Eurosmart welcomes the adoption of a new European cybersecurity package, which includes a security certification and labelling framework. Given the proliferation of massive cyberattacks, such as Mirai in November 2016, WannaCry in May 2017, and Petya second wave in June 2017, a European Policy is needed in order to strengthen the Digital Agenda in Europe and the European Single Market both for consumers and the industry.
“A secured physical network architecture is necessary to efficiently protect ICT systems for consumers, such as connected homes, and for industries, such as Industrial Internet and connected mobility”, stated Didier Sérodon, President of Eurosmart.
IoT verticals are likely to expand in Europe. The number of connected devices is constantly increasing, due to the digitalization of components, systems and solutions, and an enhanced connectivity. This trend creates new opportunities for cyber offenders, especially because IoT devices are often not as well protected as traditional devices.
Didier Sérodon sees European security standards as the adequate answer to these challenges. “European security standards across different IoT verticals can reduce development effort, time and budget for all industry participants in the value chain of connected products. Certified secure anchor from the European smart security industry are available in scalable dimensions and are used today in many verticals, such as finance, transport, healthcare, energy sectors and automatic border control systems. Many devices like Mobile Phones, PCs, Tablets, Gateways, Connector, On-Board-Units, Pay-TV Decoder, and so on, use smart card security technologies, as well as embedded security.”
Hardware-based security products and solutions, together with security certification, have been a European success story for more than 20 years. These products and solutions are developed in accordance with the “Security by Design” principle. They offer, security, privacy and convenience to the consumer and the industry. This existing knowledge can be used to make IoT components and systems more secure and bring trust into the European Digital market.

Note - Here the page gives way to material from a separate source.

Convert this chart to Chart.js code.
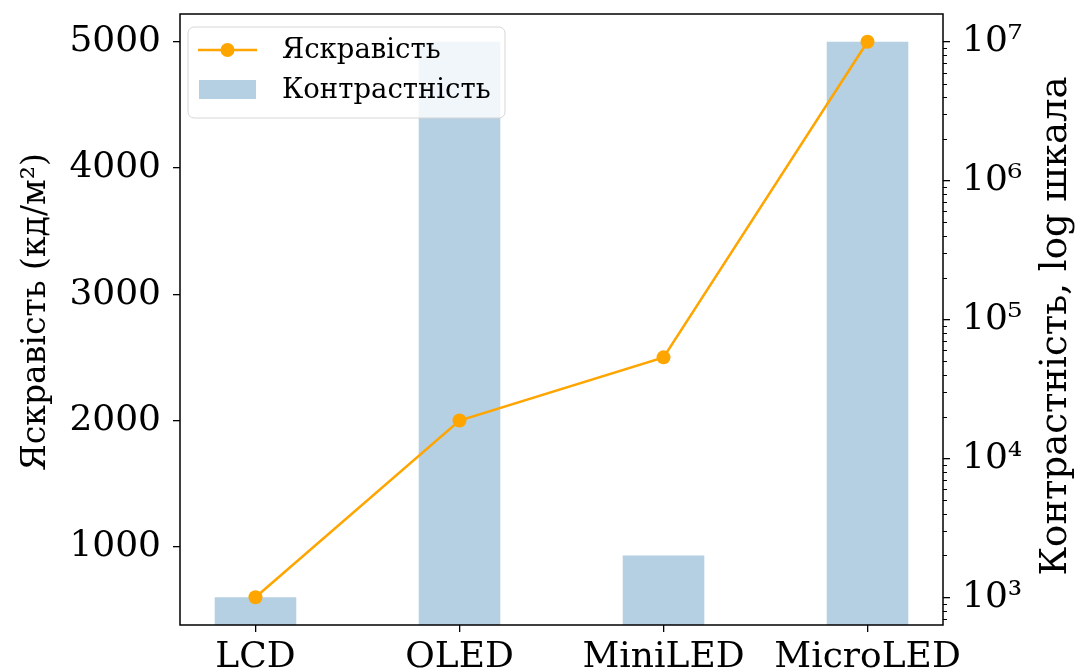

However, these private initiatives develop in a disorganised manner. There is a need for consistency among standards and certification schemes. Therefore, Eurosmart fully supports the Commission’s proposal for a cybersecurity act granting ENISA a key role as a cybersecurity agency with full operational capabilities. The creation of a European Cybersecurity Certification Group in the European cybersecurity framework is also welcome by Eurosmart as it will foster a better coordination of certification schemes.
Nevertheless, Eurosmart highlights the need for vigilance in order to ensure a smooth transition towards European schemes. Once created, European cybersecurity certification schemes should respect high security and exigence levels. SOG-IS MRA’s requirements should remain the reference.